As Sir John now looked to me to say something, I merely added, “That was like the doctor. I think I know the church you refer to; Little Gab was a waspish bodie.”

He at once resumed: “I am surprised that a man of good sense and sound judgment like Mr. Barrie should be misled by the noisy demagogues—many of them otherwise good men, but on this subject perfect fanatics. I spoke to him on the subject the other night, but made no impression. Have you remonstrated with him? Did he say anything on the subject to you to-night?”

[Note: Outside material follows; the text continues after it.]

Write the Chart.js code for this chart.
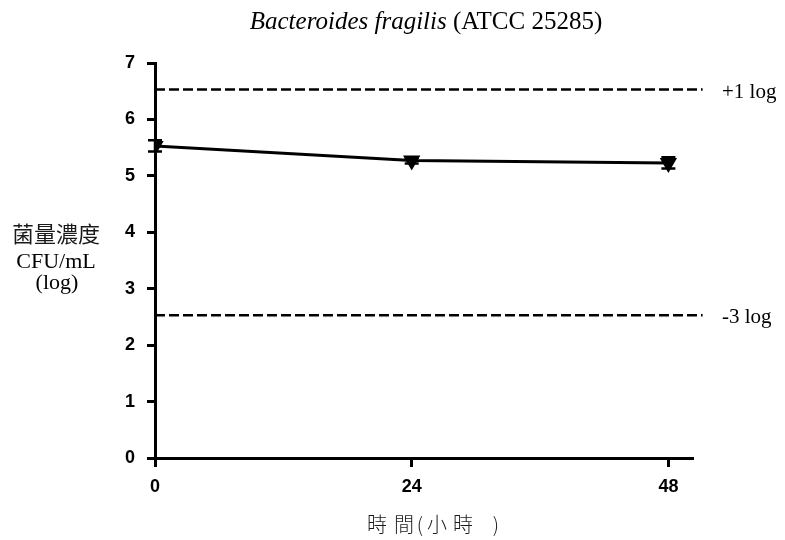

I told him what had passed at the manse. When he heard of Mr. Barrie’s firm resolve, he said very excitedly: “It’s utter folly—it’s sheer madness—it’s social suicide, bringing ruin on his family for a mere phantom of excited sentimentality! Let them stay in the Church and use constitutional means to reform abuses, if any exist. The Church of Scotland has had an honoured past, and must have a glorious future. They vowed to maintain and defend her; they are trying to divide and weaken her. Can they not wait patiently until events are ripe? Progress in a complicated body such as a church is gradual, and should be deliberate. The leaders of this movement are principally men who have risen to ecclesiastical eminence by their popular gifts. Not a few of them fought bitterly against the Dissenters in the Voluntary controversy (which, by the bye, seems shelved for good and all; the pace was too quick to last), and now they urge their brethren to secede if their absurd demands are not immediately conceded. I much doubt if the noisiest now will be the first to come out. If they do, I would not wonder to see them the first to rush back again, and change their ‘Retract! no, not a hair’s-breadth!’ into a breakneck stampede, in which they will crush past their deluded followers, and whine pitifully for pardon and place. The State has treated them well, too well, and is entitled to have its conditions fulfilled. They want the pay and the place, but kick at the terms—wish these all one-sided; and when the law steps in with quiet dignity and strict justice to protect the rights of proprietors, ministers, and people alike, and to insist on these being administered according to express statute, the men who vowed to abide by the law either set it at nought, or demand its subservience to their revolutionary ideas. They wish liberty without control, privileges without conditions, and power to exercise despotism without appeal. And because they cannot get it,—because they should not get it,—because, having respect to the welfare alike of Church and State, they must not get it, they keep crying out about tyranny and treason, and ‘spiritual independence,’ and what not.”

Sir John paused for a little, and I thought he had finished, but something seemed to strike him, and he at it again:

VIALS OF WRATH.

“By the bye, these folks call themselves the Non-Intrusion party. Was ever name so outrageously violated? Is a proprietor an intruder on his own estate? Only a desperate poacher would say yes. Is a man an intruder in his own house? None but a burglar would think so. Is a mother an intruder in her own nursery? Only a vile and cruel nurse, caught in the act of ill-treating the children, would have the audacity to conceive of such a monstrous anomaly. Yet these intruding non-intrusionists say to the State that fostered them and supports them, and that only wishes to have its fundamental principles respected, like the poacher, ‘Be off! you have no right here;’ like the burglar, ‘I want this, and will have it by hook or by crook’—crook should be put first; and like the nurse, ‘Get out of this nursery! you have no business here. I’ll do what I like, and if you oppose me I’ll take the children away from you.’ I may be carried away by the strong convictions that force themselves on me as I consider the whole proceedings, the wily, oily sophisms of these non-intrusionists; but excuse me, Mr. Martin, for saying that they should take Judas for their patron, and Herod the king—any of the Herods they like—for their foster-brother.”